*PROVIDED INFORMATION*

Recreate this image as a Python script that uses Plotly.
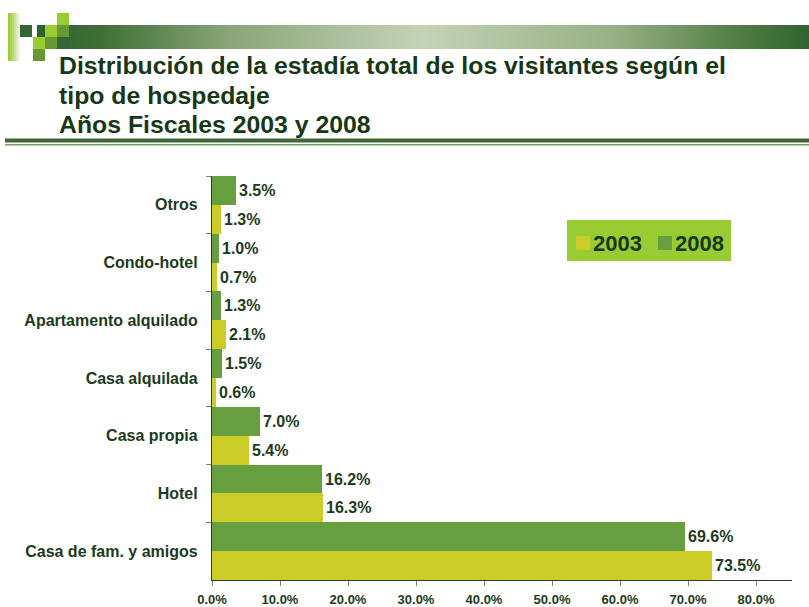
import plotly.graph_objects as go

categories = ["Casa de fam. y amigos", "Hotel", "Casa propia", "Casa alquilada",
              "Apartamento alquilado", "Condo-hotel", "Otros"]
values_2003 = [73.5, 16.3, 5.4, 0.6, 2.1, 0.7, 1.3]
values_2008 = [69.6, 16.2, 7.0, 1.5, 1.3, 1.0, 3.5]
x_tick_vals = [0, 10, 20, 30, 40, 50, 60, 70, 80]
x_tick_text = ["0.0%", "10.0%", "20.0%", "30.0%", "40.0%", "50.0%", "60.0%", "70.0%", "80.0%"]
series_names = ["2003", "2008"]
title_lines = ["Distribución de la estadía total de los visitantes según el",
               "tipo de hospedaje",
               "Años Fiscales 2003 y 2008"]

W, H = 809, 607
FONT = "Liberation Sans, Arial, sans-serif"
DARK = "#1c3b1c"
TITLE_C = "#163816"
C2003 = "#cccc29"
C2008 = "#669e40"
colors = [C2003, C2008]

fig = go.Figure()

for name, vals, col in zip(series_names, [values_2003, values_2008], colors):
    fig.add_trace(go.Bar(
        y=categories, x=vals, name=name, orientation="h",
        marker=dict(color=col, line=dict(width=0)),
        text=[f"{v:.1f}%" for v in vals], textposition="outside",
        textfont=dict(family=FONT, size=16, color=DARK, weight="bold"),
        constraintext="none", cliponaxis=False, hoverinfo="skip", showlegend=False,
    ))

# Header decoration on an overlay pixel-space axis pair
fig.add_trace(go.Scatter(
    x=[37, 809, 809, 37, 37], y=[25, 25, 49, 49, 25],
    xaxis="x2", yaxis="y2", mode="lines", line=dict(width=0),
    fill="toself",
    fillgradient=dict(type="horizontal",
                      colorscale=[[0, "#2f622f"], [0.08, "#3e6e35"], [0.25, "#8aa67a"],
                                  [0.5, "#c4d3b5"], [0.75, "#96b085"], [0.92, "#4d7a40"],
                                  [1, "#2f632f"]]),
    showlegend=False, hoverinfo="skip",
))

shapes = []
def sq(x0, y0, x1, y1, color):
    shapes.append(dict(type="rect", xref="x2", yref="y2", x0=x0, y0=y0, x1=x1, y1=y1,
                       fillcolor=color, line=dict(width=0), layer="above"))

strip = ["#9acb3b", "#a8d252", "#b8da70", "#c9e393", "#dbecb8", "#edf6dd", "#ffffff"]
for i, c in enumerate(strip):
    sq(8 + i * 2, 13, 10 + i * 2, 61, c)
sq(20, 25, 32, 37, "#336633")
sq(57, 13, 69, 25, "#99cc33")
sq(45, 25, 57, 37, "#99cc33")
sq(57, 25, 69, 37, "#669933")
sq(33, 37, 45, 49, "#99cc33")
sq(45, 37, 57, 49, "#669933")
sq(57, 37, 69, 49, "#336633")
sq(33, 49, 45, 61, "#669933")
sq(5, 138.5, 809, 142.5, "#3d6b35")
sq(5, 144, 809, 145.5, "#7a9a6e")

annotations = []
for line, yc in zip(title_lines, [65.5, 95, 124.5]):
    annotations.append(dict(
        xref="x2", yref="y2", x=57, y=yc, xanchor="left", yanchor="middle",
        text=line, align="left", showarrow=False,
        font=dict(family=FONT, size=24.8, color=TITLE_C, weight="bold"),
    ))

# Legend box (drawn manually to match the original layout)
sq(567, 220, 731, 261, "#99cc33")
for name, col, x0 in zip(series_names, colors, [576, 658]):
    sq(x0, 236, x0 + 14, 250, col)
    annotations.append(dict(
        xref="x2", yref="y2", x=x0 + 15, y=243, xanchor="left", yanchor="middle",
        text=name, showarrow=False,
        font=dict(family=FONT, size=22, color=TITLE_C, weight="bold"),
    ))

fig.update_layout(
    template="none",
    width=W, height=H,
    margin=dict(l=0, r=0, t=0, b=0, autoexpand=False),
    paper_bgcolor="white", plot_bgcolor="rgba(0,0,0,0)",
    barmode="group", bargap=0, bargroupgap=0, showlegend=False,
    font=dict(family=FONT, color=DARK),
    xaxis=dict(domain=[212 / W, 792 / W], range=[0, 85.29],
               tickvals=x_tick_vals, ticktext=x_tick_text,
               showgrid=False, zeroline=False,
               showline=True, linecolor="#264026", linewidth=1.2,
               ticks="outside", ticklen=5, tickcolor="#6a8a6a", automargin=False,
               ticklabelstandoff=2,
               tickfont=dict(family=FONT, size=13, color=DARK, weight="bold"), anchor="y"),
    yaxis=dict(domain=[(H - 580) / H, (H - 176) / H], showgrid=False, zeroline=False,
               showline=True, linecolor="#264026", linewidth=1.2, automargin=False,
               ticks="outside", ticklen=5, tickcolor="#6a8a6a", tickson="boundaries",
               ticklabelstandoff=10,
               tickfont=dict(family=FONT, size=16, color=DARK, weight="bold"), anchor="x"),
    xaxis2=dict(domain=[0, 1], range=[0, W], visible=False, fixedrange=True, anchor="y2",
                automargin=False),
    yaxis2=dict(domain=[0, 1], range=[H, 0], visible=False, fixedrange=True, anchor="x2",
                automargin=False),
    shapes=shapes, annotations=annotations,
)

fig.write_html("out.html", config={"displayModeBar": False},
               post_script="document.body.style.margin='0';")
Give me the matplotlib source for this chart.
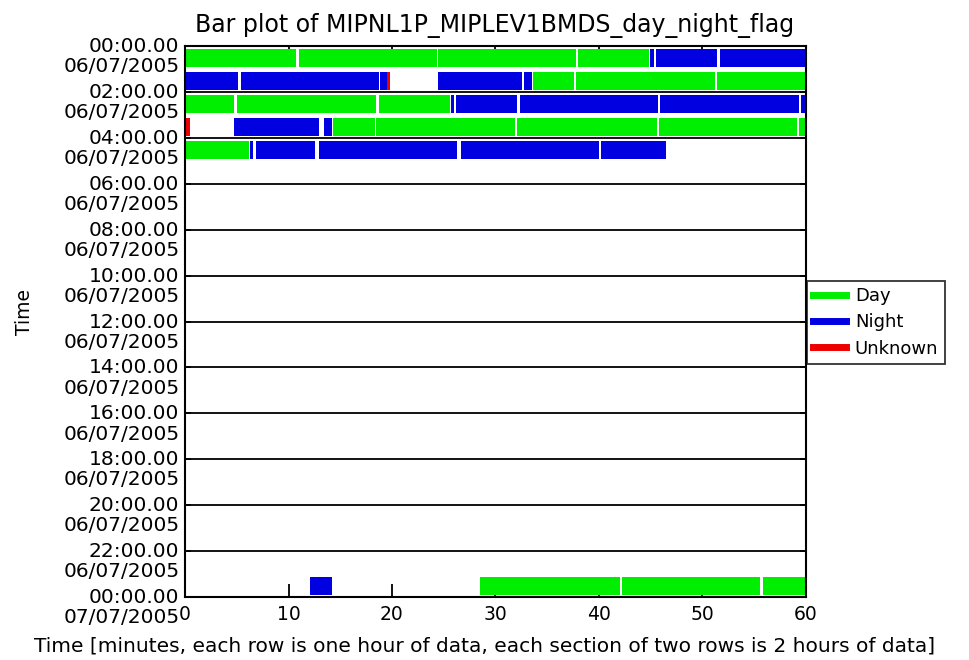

*TASK GOAL*
Leave out the pictures and copy the rest of the material above exactly.

*SOLUTION FOR THIS TASK*
Recreate this image as a Python script that uses Plotly.
import plotly.graph_objects as go

categories = ["Casa de fam. y amigos", "Hotel", "Casa propia", "Casa alquilada",
              "Apartamento alquilado", "Condo-hotel", "Otros"]
values_2003 = [73.5, 16.3, 5.4, 0.6, 2.1, 0.7, 1.3]
values_2008 = [69.6, 16.2, 7.0, 1.5, 1.3, 1.0, 3.5]
x_tick_vals = [0, 10, 20, 30, 40, 50, 60, 70, 80]
x_tick_text = ["0.0%", "10.0%", "20.0%", "30.0%", "40.0%", "50.0%", "60.0%", "70.0%", "80.0%"]
series_names = ["2003", "2008"]
title_lines = ["Distribución de la estadía total de los visitantes según el",
               "tipo de hospedaje",
               "Años Fiscales 2003 y 2008"]

W, H = 809, 607
FONT = "Liberation Sans, Arial, sans-serif"
DARK = "#1c3b1c"
TITLE_C = "#163816"
C2003 = "#cccc29"
C2008 = "#669e40"
colors = [C2003, C2008]

fig = go.Figure()

for name, vals, col in zip(series_names, [values_2003, values_2008], colors):
    fig.add_trace(go.Bar(
        y=categories, x=vals, name=name, orientation="h",
        marker=dict(color=col, line=dict(width=0)),
        text=[f"{v:.1f}%" for v in vals], textposition="outside",
        textfont=dict(family=FONT, size=16, color=DARK, weight="bold"),
        constraintext="none", cliponaxis=False, hoverinfo="skip", showlegend=False,
    ))

# Header decoration on an overlay pixel-space axis pair
fig.add_trace(go.Scatter(
    x=[37, 809, 809, 37, 37], y=[25, 25, 49, 49, 25],
    xaxis="x2", yaxis="y2", mode="lines", line=dict(width=0),
    fill="toself",
    fillgradient=dict(type="horizontal",
                      colorscale=[[0, "#2f622f"], [0.08, "#3e6e35"], [0.25, "#8aa67a"],
                                  [0.5, "#c4d3b5"], [0.75, "#96b085"], [0.92, "#4d7a40"],
                                  [1, "#2f632f"]]),
    showlegend=False, hoverinfo="skip",
))

shapes = []
def sq(x0, y0, x1, y1, color):
    shapes.append(dict(type="rect", xref="x2", yref="y2", x0=x0, y0=y0, x1=x1, y1=y1,
                       fillcolor=color, line=dict(width=0), layer="above"))

strip = ["#9acb3b", "#a8d252", "#b8da70", "#c9e393", "#dbecb8", "#edf6dd", "#ffffff"]
for i, c in enumerate(strip):
    sq(8 + i * 2, 13, 10 + i * 2, 61, c)
sq(20, 25, 32, 37, "#336633")
sq(57, 13, 69, 25, "#99cc33")
sq(45, 25, 57, 37, "#99cc33")
sq(57, 25, 69, 37, "#669933")
sq(33, 37, 45, 49, "#99cc33")
sq(45, 37, 57, 49, "#669933")
sq(57, 37, 69, 49, "#336633")
sq(33, 49, 45, 61, "#669933")
sq(5, 138.5, 809, 142.5, "#3d6b35")
sq(5, 144, 809, 145.5, "#7a9a6e")

annotations = []
for line, yc in zip(title_lines, [65.5, 95, 124.5]):
    annotations.append(dict(
        xref="x2", yref="y2", x=57, y=yc, xanchor="left", yanchor="middle",
        text=line, align="left", showarrow=False,
        font=dict(family=FONT, size=24.8, color=TITLE_C, weight="bold"),
    ))

# Legend box (drawn manually to match the original layout)
sq(567, 220, 731, 261, "#99cc33")
for name, col, x0 in zip(series_names, colors, [576, 658]):
    sq(x0, 236, x0 + 14, 250, col)
    annotations.append(dict(
        xref="x2", yref="y2", x=x0 + 15, y=243, xanchor="left", yanchor="middle",
        text=name, showarrow=False,
        font=dict(family=FONT, size=22, color=TITLE_C, weight="bold"),
    ))

fig.update_layout(
    template="none",
    width=W, height=H,
    margin=dict(l=0, r=0, t=0, b=0, autoexpand=False),
    paper_bgcolor="white", plot_bgcolor="rgba(0,0,0,0)",
    barmode="group", bargap=0, bargroupgap=0, showlegend=False,
    font=dict(family=FONT, color=DARK),
    xaxis=dict(domain=[212 / W, 792 / W], range=[0, 85.29],
               tickvals=x_tick_vals, ticktext=x_tick_text,
               showgrid=False, zeroline=False,
               showline=True, linecolor="#264026", linewidth=1.2,
               ticks="outside", ticklen=5, tickcolor="#6a8a6a", automargin=False,
               ticklabelstandoff=2,
               tickfont=dict(family=FONT, size=13, color=DARK, weight="bold"), anchor="y"),
    yaxis=dict(domain=[(H - 580) / H, (H - 176) / H], showgrid=False, zeroline=False,
               showline=True, linecolor="#264026", linewidth=1.2, automargin=False,
               ticks="outside", ticklen=5, tickcolor="#6a8a6a", tickson="boundaries",
               ticklabelstandoff=10,
               tickfont=dict(family=FONT, size=16, color=DARK, weight="bold"), anchor="x"),
    xaxis2=dict(domain=[0, 1], range=[0, W], visible=False, fixedrange=True, anchor="y2",
                automargin=False),
    yaxis2=dict(domain=[0, 1], range=[H, 0], visible=False, fixedrange=True, anchor="x2",
                automargin=False),
    shapes=shapes, annotations=annotations,
)

fig.write_html("out.html", config={"displayModeBar": False},
               post_script="document.body.style.margin='0';")
Give me the matplotlib source for this chart.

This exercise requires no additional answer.